One of Priest’s main concerns in the book is with the proper formalization of the natural language “if—then”.  Here are some slides about the “paradoxes of the material conditional” and arguments for/against using the horseshoe.  Priest is also keen to discuss whether a “strong implication” connective of Lewis’ is adequate for representing the natural language “if—then”.  He thinks not, and here is a summary of his reasoning.  Instead, Priest is in favour of some kinds of conditional logics (particularly ceteris paribus conditionals) – although in later chapters he tries to merge this with relevant logic conditionals [a topic we won’t cover in this class].  Here are some slides about conditional logics.

 

The next topic to be covered is (propositional) many-valued logic.  This is the topic of Priest’s Chapter 7.  Although we will cover the material Priest discusses – so you should be sure to read it – I will be introducing some other topics, such as a wider range of “intended uses” for many-valued logics and tableaux methods for them.  One of the uses (perhaps the main linguistically-oriented use) of many-valued logics is to give an account of the formal properties of vagueness in language.  There are a number of places where you might read up on the background to vagueness and its logical properties.  I recommend Rosanna Keefe’s (2000) Theories of Vagueness, which is available through our library as an electronic text: http://www.library.ualberta.ca/permalink/opac/3897993/WUAARCHIVE.

 

ASSIGNMENT #2 is due on Tuesday, Nov. 1^st, and can be downloaded from here.  As before, you can submit it in advance electronically, or at the beginning of class on Nov. 1^st.

 

The Midterm Exam was held on November 8^th.  Because I was at a conference in Spain, I was not able to grade it before the November 15^th class, but will return them at the November 22^nd class.

 

The remainder of the course will concern topics in predicate logic.  Priest’s chapter 12 is a review of various things in predicate logic, including tableaux (with a section on identity towards the end).  But it does not really consider issues of translation of ordinary language into predicate logic.  I repeat here the links from above:  Three items on translating into predicate logic – I, II, and III.  And also some translation problems to practice on.

 

We will also consider the issues involved with definite descriptions – a topic that Priest does not cover.  Here is a pre-publication version of a paper that Bernie Linsky and I wrote (in N. Griffin & D. Jacquette One Hundred Years After On Denoting: Russell vs.

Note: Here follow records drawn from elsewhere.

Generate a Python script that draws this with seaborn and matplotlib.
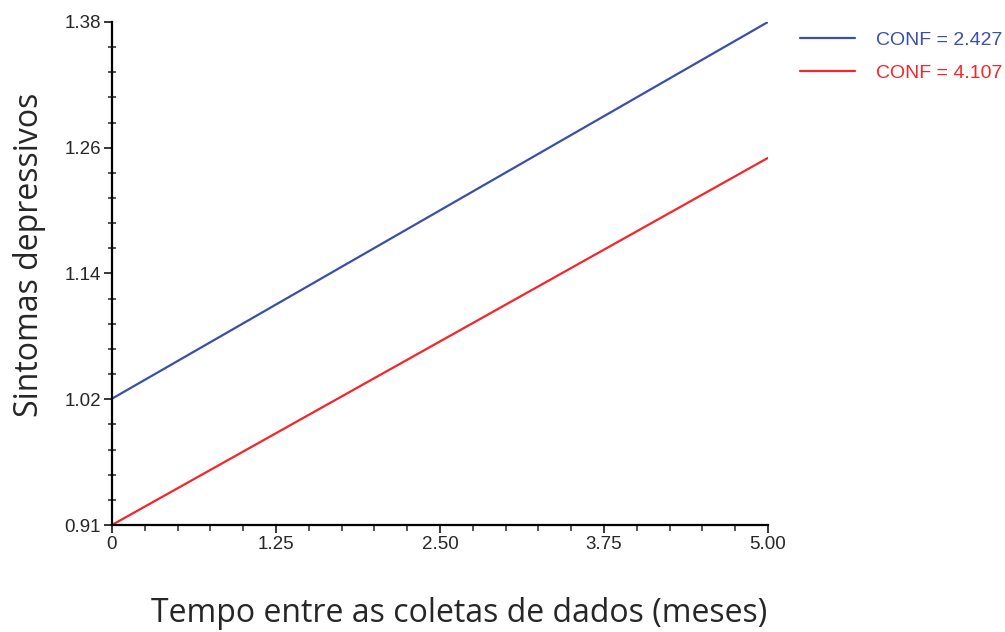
import numpy as np
import pandas as pd
import matplotlib.pyplot as plt
import seaborn as sns
from matplotlib.ticker import AutoMinorLocator, FixedLocator

# Values
months = [0.0, 5.0]
conf_2427 = [1.028, 1.380]
conf_4107 = [0.910, 1.253]
series_names = ['CONF = 2.427', 'CONF = 4.107']
x_ticks = [0, 1.25, 2.50, 3.75, 5.00]
x_tick_labels = ['0', '1.25', '2.50', '3.75', '5.00']
y_tick_labels = ['0.91', '1.02', '1.14', '1.26', '1.38']

line_colors = ['#3a50a8', '#f2262b']


def build_frame():
    rows = []
    for name, vals in zip(series_names, [conf_2427, conf_4107]):
        for m, v in zip(months, vals):
            rows.append({'Tempo': m, 'Sintomas': v, 'Grupo': name})
    return pd.DataFrame(rows)


def make_plot(data):
    sns.set_style('ticks')
    plt.rcParams['font.family'] = ['Liberation Sans', 'DejaVu Sans']

    fig = plt.figure(figsize=(10.05, 6.32), dpi=100)
    ax = fig.add_axes([0.1114, 0.1693, 0.6527, 0.7959])

    sns.lineplot(data=data, x='Tempo', y='Sintomas', hue='Grupo',
                 palette=line_colors, linewidth=1.6, ax=ax, legend=False)

    ax.set_xlim(0, 5)
    ax.set_ylim(0.91, 1.38)
    sns.despine(ax=ax)
    for side in ['left', 'bottom']:
        ax.spines[side].set_linewidth(1.6)
        ax.spines[side].set_color('black')

    # y ticks are evenly spaced in the original, labels are rounded
    ax.xaxis.set_major_locator(FixedLocator(x_ticks))
    ax.set_xticklabels(x_tick_labels, fontsize=13.5)
    ax.yaxis.set_major_locator(FixedLocator(np.linspace(0.91, 1.38, 5)))
    ax.set_yticklabels(y_tick_labels, fontsize=13.5)
    ax.xaxis.set_minor_locator(AutoMinorLocator(5))
    ax.yaxis.set_minor_locator(AutoMinorLocator(5))
    ax.tick_params(axis='x', which='major', direction='out', length=6, width=1.3, pad=2)
    ax.tick_params(axis='x', which='minor', direction='out', length=4, width=1.1)
    ax.tick_params(axis='y', which='major', direction='out', length=6, width=1.3, pad=2)
    ax.tick_params(axis='y', which='minor', direction='inout', length=6, width=1.1)

    ax.set_xlabel('Tempo entre as coletas de dados (meses)', fontsize=23,
                  family=['Open Sans', 'DejaVu Sans'])
    ax.set_ylabel('Sintomas depressivos', fontsize=23,
                  family=['Open Sans', 'DejaVu Sans'])
    ax.xaxis.set_label_coords(0.53, -0.143)
    ax.yaxis.set_label_coords(-0.100, 0.537)

    handles = ax.get_lines()[:2]
    fig.legend(handles, series_names, loc='upper left',
               bbox_to_anchor=(0.796, 0.951), frameon=False, fontsize=14,
               labelcolor='linecolor', handlelength=2.85, handletextpad=1.05,
               labelspacing=0.8, borderpad=0, borderaxespad=0)

    fig.savefig('out.png', dpi=100)
    plt.close(fig)


if __name__ == '__main__':
    make_plot(build_frame())
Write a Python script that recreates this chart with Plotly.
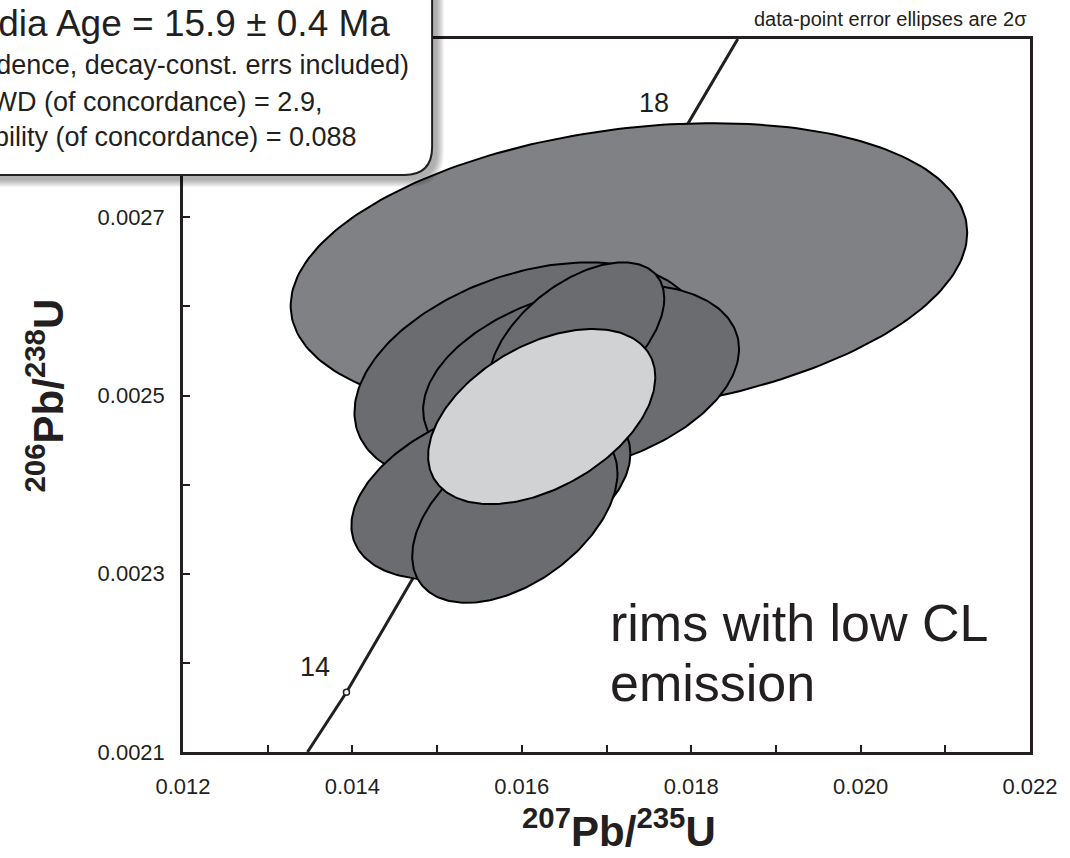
import numpy as np
import plotly.graph_objects as go

W, H = 1070, 858
ML, MR, MT, MB = 183, 37, 39, 106
PW, PH = W - ML - MR, H - MT - MB


def pxp(x):  # page pixel x -> paper
    return (x - ML) / PW


def pyp(y):  # page pixel y -> paper
    return (H - MB - y) / PH


# ---------------- data ----------------
# concordia curve (207Pb/235U vs 206Pb/238U)
concordia_x = [0.01347, 0.01393, 0.01588, 0.01793, 0.01855]
concordia_y = [0.00210, 0.002167, 0.002485, 0.002800, 0.00290]

# age markers on concordia (Ma)
age_labels = ["14", "18"]
age_x = [0.01393, 0.01793]
age_y = [0.002167, 0.002800]

# error ellipses (2 sigma): centre, half-widths, correlation
ell_x = [0.017265, 0.016071, 0.016700, 0.016647, 0.015635, 0.015918, 0.016235]
ell_y = [0.0026416, 0.0025247, 0.0025180, 0.0025629, 0.0023944, 0.0023663, 0.0024764]
ell_sx = [0.003994, 0.002047, 0.001865, 0.001035, 0.001647, 0.001212, 0.001341]
ell_sy = [0.0001640, 0.0001247, 0.0001067, 0.0000865, 0.0001011, 0.0000989, 0.0000983]
ell_rho = [0.25, 0.35, 0.32, 0.53, 0.40, 0.47, 0.45]
ell_fill = ["#808185", "#6b6c70", "#6b6c70", "#6b6c70", "#6b6c70", "#6b6c70", "#d1d2d4"]

x_major = [0.012, 0.014, 0.016, 0.018, 0.020, 0.022]
x_major_text = ["0.012", "0.014", "0.016", "0.018", "0.020", "0.022"]
x_minor = [0.013, 0.015, 0.017, 0.019, 0.021]
y_major = [0.0021, 0.0023, 0.0025, 0.0027]
y_major_text = ["0.0021", "0.0023", "0.0025", "0.0027"]
y_minor = [0.0022, 0.0024, 0.0026, 0.0028]

info_lines = [
    "Concordia Age = 15.9 ± 0.4 Ma",
    "(2σ, 95% confidence, decay-const. errs included)",
    "MSWD (of concordance) = 2.9,",
    "Probability (of concordance) = 0.088",
]

FONT = "Liberation Sans, Arial, Helvetica, sans-serif"
INK = "#231f20"

fig = go.Figure()

fig.add_trace(go.Scatter(x=concordia_x, y=concordia_y, mode="lines",
                         line=dict(color=INK, width=3), hoverinfo="skip",
                         showlegend=False))
fig.add_trace(go.Scatter(x=age_x, y=age_y, mode="markers",
                         marker=dict(symbol="circle", size=6, color="white",
                                     line=dict(color=INK, width=1.5)),
                         hoverinfo="skip", showlegend=False))

t = np.linspace(0, 2 * np.pi, 240)
for cx, cy, sx, sy, r, c in zip(ell_x, ell_y, ell_sx, ell_sy, ell_rho, ell_fill):
    xs = cx + sx * np.cos(t)
    ys = cy + sy * (r * np.cos(t) + np.sqrt(1 - r * r) * np.sin(t))
    fig.add_trace(go.Scatter(x=xs, y=ys, mode="lines", fill="toself",
                             fillcolor=c, line=dict(color="#000000", width=2),
                             hoverinfo="skip", showlegend=False))

axis_common = dict(showgrid=False, zeroline=False, showline=True,
                   linecolor=INK, linewidth=2.5, mirror=True,
                   ticks="inside", ticklen=7, tickwidth=2, tickcolor=INK,
                   tickfont=dict(family=FONT, size=22, color=INK))

fig.update_xaxes(range=[0.012, 0.022], tickmode="array", tickvals=x_major,
                 ticktext=x_major_text, ticklabelstandoff=13,
                 minor=dict(tickmode="array", tickvals=x_minor, ticks="inside",
                            ticklen=7, tickwidth=2, tickcolor=INK, showgrid=False),
                 **axis_common)
fig.update_yaxes(range=[0.0021, 0.0029], tickmode="array", tickvals=y_major,
                 ticktext=y_major_text, ticklabelstandoff=11,
                 minor=dict(tickmode="array", tickvals=y_minor, ticks="inside",
                            ticklen=7, tickwidth=2, tickcolor=INK, showgrid=False),
                 **axis_common)


def rrect(x0, y0, x1, y1, r):
    # rounded rectangle in page pixels -> path in paper coords
    rx, ry = r / PW, r / PH
    X0, X1 = pxp(x0), pxp(x1)
    Y0, Y1 = pyp(y0), pyp(y1)  # Y0 top (larger), Y1 bottom
    return (f"M {X0+rx},{Y0} L {X1-rx},{Y0} Q {X1},{Y0} {X1},{Y0-ry} "
            f"L {X1},{Y1+ry} Q {X1},{Y1} {X1-rx},{Y1} "
            f"L {X0+rx},{Y1} Q {X0},{Y1} {X0},{Y1+ry} "
            f"L {X0},{Y0-ry} Q {X0},{Y0} {X0+rx},{Y0} Z")


shapes = []
# soft shadow
for e in range(8):
    shapes.append(dict(type="path", xref="paper", yref="paper", layer="above",
                       path=rrect(-40 + 5 - e, -40 + 5 - e, 433 + 5 + e, 175 + 5 + e, 28 + e),
                       fillcolor="rgba(0,0,0,0.045)", line=dict(width=0)))
shapes.append(dict(type="path", xref="paper", yref="paper", layer="above",
                   path=rrect(-40, -40, 433, 175, 28),
                   fillcolor="white", line=dict(color=INK, width=2)))

annotations = []
info_right = [393, 412, 325, 360]
info_y = [23, 65, 102, 137]
info_size = [37, 27, 27, 27]
for txt, xr, yc, sz in zip(info_lines, info_right, info_y, info_size):
    annotations.append(dict(text=txt, xref="paper", yref="paper", x=pxp(xr), y=pyp(yc),
                            xanchor="right", yanchor="middle", showarrow=False,
                            font=dict(family=FONT, size=sz, color=INK)))

annotations.append(dict(text="data-point error ellipses are 2σ", xref="paper", yref="paper",
                        x=pxp(1032), y=pyp(19), xanchor="right", yanchor="middle",
                        showarrow=False, font=dict(family=FONT, size=20, color=INK)))

for lab, ax_, ay_ in zip(age_labels, age_x, age_y):
    annotations.append(dict(text=lab, x=ax_, y=ay_, xref="x", yref="y",
                            xshift=-31, yshift=25, showarrow=False,
                            font=dict(family=FONT, size=27, color=INK)))

annotations.append(dict(text="rims with low CL", xref="paper", yref="paper",
                        x=pxp(610), y=pyp(623), xanchor="left", yanchor="middle",
                        showarrow=False, font=dict(family=FONT, size=52, color=INK)))
annotations.append(dict(text="emission", xref="paper", yref="paper",
                        x=pxp(610), y=pyp(683), xanchor="left", yanchor="middle",
                        showarrow=False, font=dict(family=FONT, size=52, color=INK)))

annotations.append(dict(text="<b><sup>207</sup>Pb/<sup>235</sup>U</b>", xref="paper", yref="paper",
                        x=pxp(621), y=pyp(828), xanchor="center", yanchor="middle",
                        showarrow=False, font=dict(family=FONT, size=42, color=INK)))
annotations.append(dict(text="<b><sup>206</sup>Pb/<sup>238</sup>U</b>", xref="paper", yref="paper",
                        x=pxp(45), y=pyp(395), xanchor="center", yanchor="middle",
                        textangle=-90, showarrow=False,
                        font=dict(family=FONT, size=42, color=INK)))

fig.update_layout(width=W, height=H, autosize=False,
                  margin=dict(l=ML, r=MR, t=MT, b=MB, pad=0),
                  paper_bgcolor="white", plot_bgcolor="white",
                  shapes=shapes, annotations=annotations, showlegend=False)

fig.write_html("out.html", config={"displayModeBar": False},
               post_script="document.body.style.margin='0';")
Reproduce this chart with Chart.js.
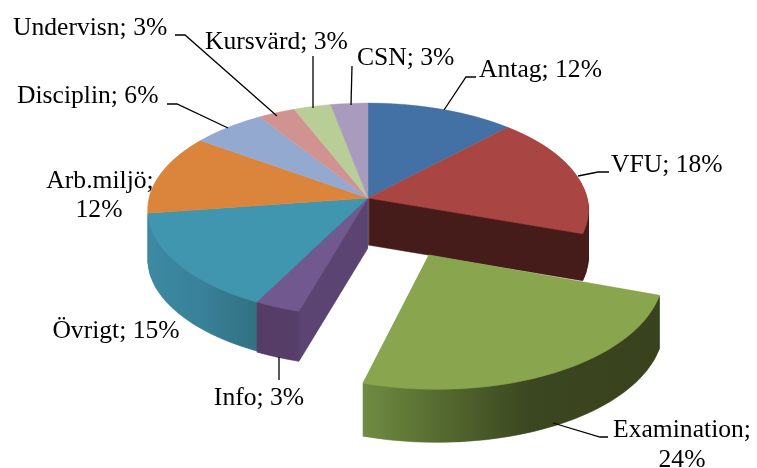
<!DOCTYPE html>
<html><head><meta charset="utf-8">
<style>html,body{margin:0;padding:0;background:#fff}canvas{display:block}</style>
<script src="https://cdn.jsdelivr.net/npm/chart.js@4"></script>
</head><body><canvas id="c" width="757" height="468"></canvas>
<script>
const categories = ['Antag','VFU','Examination','Info','Övrigt','Arb.miljö','Disciplin','Undervisn','Kursvärd','CSN'];
const shares = [12,18,24,3,15,12,6,3,3,3];
const topColors = ['#4371a6','#a94643','#89a54e','#71588f','#3f96ae','#da843c','#93a9cf','#d09392','#b9cd96','#a99bbd'];
const explode = [0,0,458,0,0,0,0,0,0,0];

// Perspective of the tilted pie plane
const view = {cx:368, cy:198, R:219, Q:105.5, K:9, r:200};
// Side walls, back to front: slice index, depth, gradient stops along screen x
const walls = [
  {i:1, depth:47, x0:368, x1:590, stops:[[0,'#451c19'],[1,'#451c19']]},
  {i:4, depth:49, x0:147, x1:258, stops:[[0,'#3c8aa2'],[0.5,'#39809a'],[1,'#327180']]},
  {i:3, depth:50, x0:258, x1:368, stops:[[0,'#553c66'],[0.35,'#563e69'],[0.4,'#5b4472'],[1,'#5b4472']]}
];
const frontWall = {i:2, depth:53, x0:363, x1:661, stops:[[0,'#6f8c42'],[0.27,'#54692f'],[0.56,'#3b4720'],[1,'#38421e']]};
// Label text blocks: lines, anchor, baselines
const labels = [
  {t:'Antag; 12%', x:479, y:77},
  {t:'VFU; 18%', x:611, y:172},
  {t:'Examination;', x:682, y:437, c:1},
  {t:'24%', x:682, y:467, c:1},
  {t:'Info; 3%', x:259, y:405, c:1},
  {t:'Övrigt; 15%', x:116, y:338, c:1},
  {t:'Arb.miljö;', x:100, y:188, c:1},
  {t:'12%', x:99, y:217, c:1},
  {t:'Disciplin; 6%', x:17, y:103},
  {t:'Undervisn; 3%', x:13, y:35},
  {t:'Kursvärd; 3%', x:205, y:49},
  {t:'CSN; 3%', x:357, y:65}
];
const leaders = [
  [[444,110],[466,77],[476,77]],
  [[578,176],[598,172],[609,172]],
  [[553,423],[600,437],[608,437]],
  [[279,357],[279,380]],
  [[167,104],[177,104],[228,128]],
  [[175,35],[185,35],[277,116]],
  [[313,56],[313,108]],
  [[352,66],[351,105]]
];

function drawWarped(ctx, arcs, ax, ay){
  const {cx,cy,R,Q,K,r} = view;
  for(let y=90;y<450;y++){
    const dy=y+0.5-cy;
    const v=dy/(Q+dy/K);
    const w=1/(1-v/K);
    const a=R*w/r, d=Q*w*w/r;
    ctx.save();
    ctx.setTransform(1,0,0,1,0,0);
    ctx.beginPath();ctx.rect(0,y,757,1);ctx.clip();
    ctx.setTransform(a,0,0,d,cx-a*ax,y+0.5-d*(ay+v*r));
    arcs.forEach(p=>p.draw(ctx));
    ctx.restore();
  }
}
function makeLayer(){const c=document.createElement('canvas');c.width=757;c.height=468;return c;}
function drawWall(ctx, wall, arcs, ax, ay){
  const sil=makeLayer(), out=makeLayer();
  drawWarped(sil.getContext('2d'),[arcs[wall.i]],ax,ay);
  const o=out.getContext('2d');
  for(let d=wall.depth;d>=1;d--) o.drawImage(sil,0,d);
  o.globalCompositeOperation='source-atop';
  const g=o.createLinearGradient(wall.x0,0,wall.x1,0);
  wall.stops.forEach(s=>g.addColorStop(s[0],s[1]));
  o.fillStyle=g;o.fillRect(0,0,757,468);
  ctx.drawImage(out,0,0);
}

const pie3d = {
  id:'pie3d',
  beforeDatasetsDraw(chart){
    const ctx=chart.ctx, arcs=chart.getDatasetMeta(0).data;
    const ax=arcs[0].x, ay=arcs[0].y;
    walls.forEach(w=>drawWall(ctx,w,arcs,ax,ay));
    drawWarped(ctx,arcs.filter((p,i)=>i!==frontWall.i),ax,ay);
    drawWall(ctx,frontWall,arcs,ax,ay);
    drawWarped(ctx,[arcs[frontWall.i]],ax,ay);
    return false;
  },
  afterDraw(chart){
    const ctx=chart.ctx;
    ctx.save();
    ctx.strokeStyle='#000';ctx.lineWidth=1.3;
    leaders.forEach(l=>{ctx.beginPath();l.forEach((p,i)=>i?ctx.lineTo(p[0],p[1]):ctx.moveTo(p[0],p[1]));ctx.stroke();});
    ctx.fillStyle='#000';ctx.font='25.6px "Liberation Serif"';ctx.textBaseline='alphabetic';
    labels.forEach(l=>{ctx.textAlign=l.c?'center':'left';ctx.fillText(l.t,l.x,l.y);});
    ctx.restore();
  }
};

new Chart(document.getElementById('c'),{
  type:'pie',
  data:{labels:categories,datasets:[{data:shares,backgroundColor:topColors,borderColor:topColors,borderWidth:0.6,offset:explode,radius:200}]},
  options:{responsive:false,animation:false,plugins:{legend:{display:false},tooltip:{enabled:false}}},
  plugins:[pie3d]
});
</script></body></html>
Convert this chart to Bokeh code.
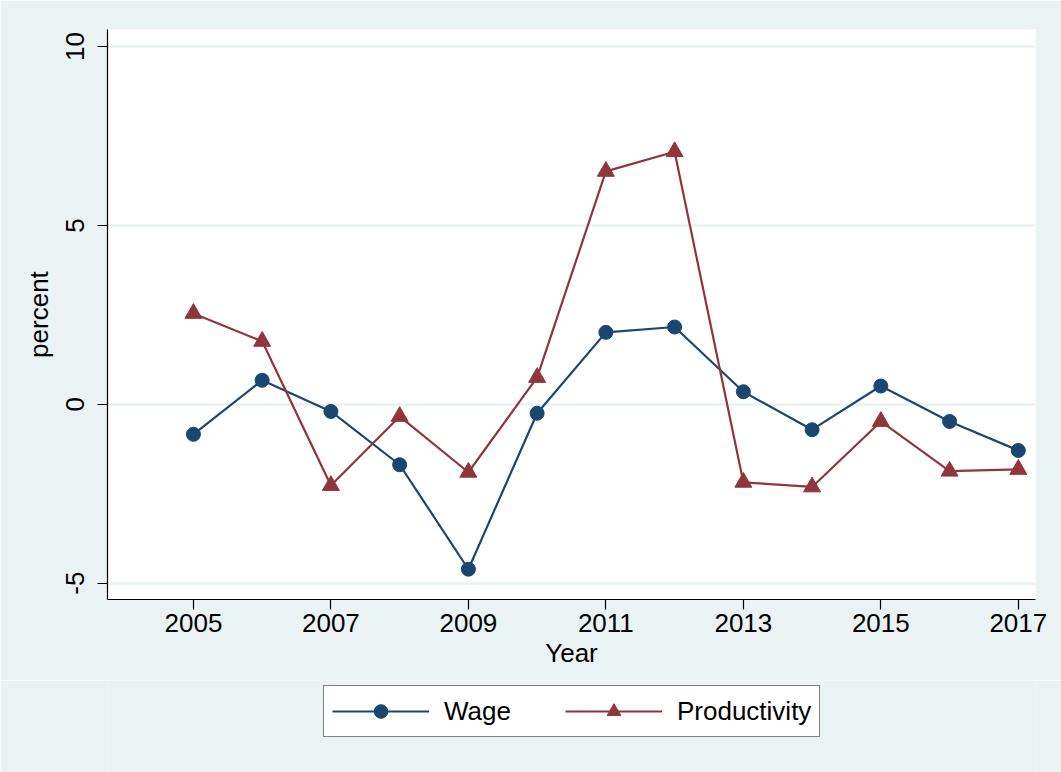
from bokeh.plotting import figure
from bokeh.layouts import column
from bokeh.models import Range1d, FixedTicker, Legend, LegendItem
from bokeh.embed import file_html
from bokeh.resources import INLINE

years = [2005, 2006, 2007, 2008, 2009, 2010, 2011, 2012, 2013, 2014, 2015, 2016, 2017]
wage = [-0.84, 0.67, -0.20, -1.69, -4.61, -0.25, 2.01, 2.16, 0.35, -0.71, 0.51, -0.48, -1.29]
productivity = [2.54, 1.76, -2.27, -0.34, -1.90, 0.75, 6.51, 7.06, -2.18, -2.31, -0.48, -1.87, -1.82]
series_names = ["Wage", "Productivity"]
x_ticks = [2005, 2007, 2009, 2011, 2013, 2015, 2017]
y_ticks = [-5, 0, 5, 10]
y_tick_labels = {-5: "-5", 0: "0", 5: "5", 10: "10"}

BG = "#EAF2F3"
NAVY = "#1A476F"
MAROON = "#90353B"
FONT = "Liberation Sans"

p = figure(frame_width=928, frame_height=570, output_backend="svg", toolbar_location=None,
           x_range=Range1d(2003.75, 2017.25), y_range=Range1d(-5.456, 10.475),
           min_border_left=107, min_border_right=26, min_border_top=29, min_border_bottom=81)

p.border_fill_color = BG
p.background_fill_color = "white"
p.outline_line_color = None

p.xgrid.visible = False
p.ygrid.ticker = FixedTicker(ticks=y_ticks)
p.ygrid.grid_line_color = BG
p.ygrid.grid_line_width = 2.5

for ax, ticks in ((p.xaxis[0], x_ticks), (p.yaxis[0], y_ticks)):
    ax.ticker = FixedTicker(ticks=ticks)
    ax.axis_line_color = "black"
    ax.axis_line_width = 1.2
    ax.major_tick_line_color = "black"
    ax.major_tick_line_width = 1.2
    ax.major_tick_out = 10
    ax.major_tick_in = 0
    ax.minor_tick_line_color = None
    ax.major_label_text_font = FONT
    ax.major_label_text_font_size = "26px"
    ax.major_label_text_color = "black"
    ax.axis_label_text_font = FONT
    ax.axis_label_text_font_size = "26px"
    ax.axis_label_text_font_style = "normal"
    ax.axis_label_text_color = "black"

p.xaxis.axis_label = "Year"
p.xaxis.major_label_standoff = 4
p.xaxis.axis_label_standoff = 3
p.yaxis.axis_label = "percent"
p.yaxis.major_label_overrides = y_tick_labels
p.yaxis.major_label_orientation = "vertical"
p.yaxis.major_label_standoff = 13
p.yaxis.axis_label_standoff = 10

p.line(years, wage, line_color=NAVY, line_width=2.2)
p.scatter(years, wage, marker="circle", size=14, fill_color=NAVY, line_color=NAVY)
p.line(years, productivity, line_color=MAROON, line_width=2.2)
p.scatter(years, productivity, marker="triangle", size=17, fill_color=MAROON, line_color=MAROON)

# legend strip below the chart (its glyph renderers sit outside the visible range)
q = figure(width=1061, height=92, output_backend="svg", toolbar_location=None,
           x_range=Range1d(0, 1), y_range=Range1d(0, 1), min_border=0)
q.axis.visible = False
q.grid.visible = False
q.border_fill_color = BG
q.background_fill_color = BG
q.outline_line_color = None

hidden = [-10]
gl1 = q.line(hidden, hidden, line_color=NAVY, line_width=2.2)
gs1 = q.scatter(hidden, hidden, marker="circle", size=14, fill_color=NAVY, line_color=NAVY)
gl2 = q.line(hidden, hidden, line_color=MAROON, line_width=2.2)
gs2 = q.scatter(hidden, hidden, marker="triangle", size=17, fill_color=MAROON, line_color=MAROON)

legend = Legend(items=[LegendItem(label=series_names[0], renderers=[gl1, gs1]),
                       LegendItem(label=series_names[1], renderers=[gl2, gs2])],
                orientation="horizontal", location=(216, 35))
legend.border_line_color = "black"
legend.border_line_width = 1.2
legend.background_fill_color = "white"
legend.background_fill_alpha = 1
legend.label_text_font = FONT
legend.label_text_font_size = "26px"
legend.label_text_color = "black"
legend.glyph_width = 97
legend.glyph_height = 34
legend.label_standoff = 15
legend.spacing = 54
legend.padding = 8
legend.margin = 0
q.add_layout(legend)

layout = column(p, q, spacing=0)
open("out.html", "w").write(file_html(layout, INLINE))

Meinong [Cambridge UP], pp. 40-64]) about Russell’s criticisms of Frege (and Meinong), arguing that they didn’t really touch Frege.  (Of interest to this class are the various theories that have been attributed to Frege, and the different theorems that the various different theories will make valid.)  And I will mention the issue of “sortal predication” together with the idea of inventing a “sortal logic”. 

 

In class I mentioned a number of topics concerning the appropriate way to formally represent constructions in English. Here are the slides with those topics. Each of the topics could form a term paper (for the grad students in the class)…indeed, could form a pretty reasonable MA thesis.  For either project, you would take a look at the various proposals that are in the literature that are designed to avoid the problems mentioned on these slides and then evaluate which seems best (and for what reason best).  One topic in particular that takes up the last section of these slides concerns sortal predicates and sortal logics.  The last slide is a very short bibliography of work done on that topic.  Two items I forgot to mention, but which are very relevant are:  Anil Gupta (1980) A Logic for Common Nouns (Yale UP), and Manfred Krifka (2004) “Four Thousand Ships Passed Through the Lock” in Linguistics and Philosophy 13: 487-520.    Related to both of these is the following puzzle: The Edmonton Transit System says “239,800 passengers use the ETS every day”.  And although ETS doesn’t say it, it is nonetheless true that every passenger is a human.  But it is not the case that 239,800 humans use the ETS every day.  It thus seems that x can be the same human as y, but be a different passenger than y.  Such considerations form one of the basic planks in the search for a sortal logic. 

 

These topics will soon involve a move into issues of free logic, which is the topic of Priest’s Chapter 13 …which you should start to read.  (It’s pretty simple).  Here are the slides I showed in class about free logic.

 

The third (and final) assignment will be available by November 29^th and is due on Dec. 6^th.  This is the same day as the second term exam, so it not possible for you to have graded assignments to consult for this exam.

 

The final lecture will (unfortunately) only briefly cover topics in quantified modal logic and vagueness.  In Priest these are discussed in Chapters 14-16 (for modal logic) and Chapter 21 (for many-valued logics).  Of course, we won’t cover all this material.  The main things for you to read are: Chapter 14.1—14.5, 15.1—15.4, 15.6.9—15.8, 16.1—16.5, 17.1—17.3, 21.1—21.4, 21.8—21.10.  You might also find it interesting to read Priest’s “methodological coda” at the end of his book (pp. 584—586).  [Although this mentions an argument given in a part of the book that has not been assigned, I think you can get the point of his “coda” without needing to look it up.]

 

Keep in mind that the second term exam will be open book, open note (with the same restrictions as the midterm: no phones, etc. etc).  I will supply exam booklets; you supply writing implements.

 

A final reminder:  the term papers (required of grad students, optional for undergrads) are due Monday, December 13^th.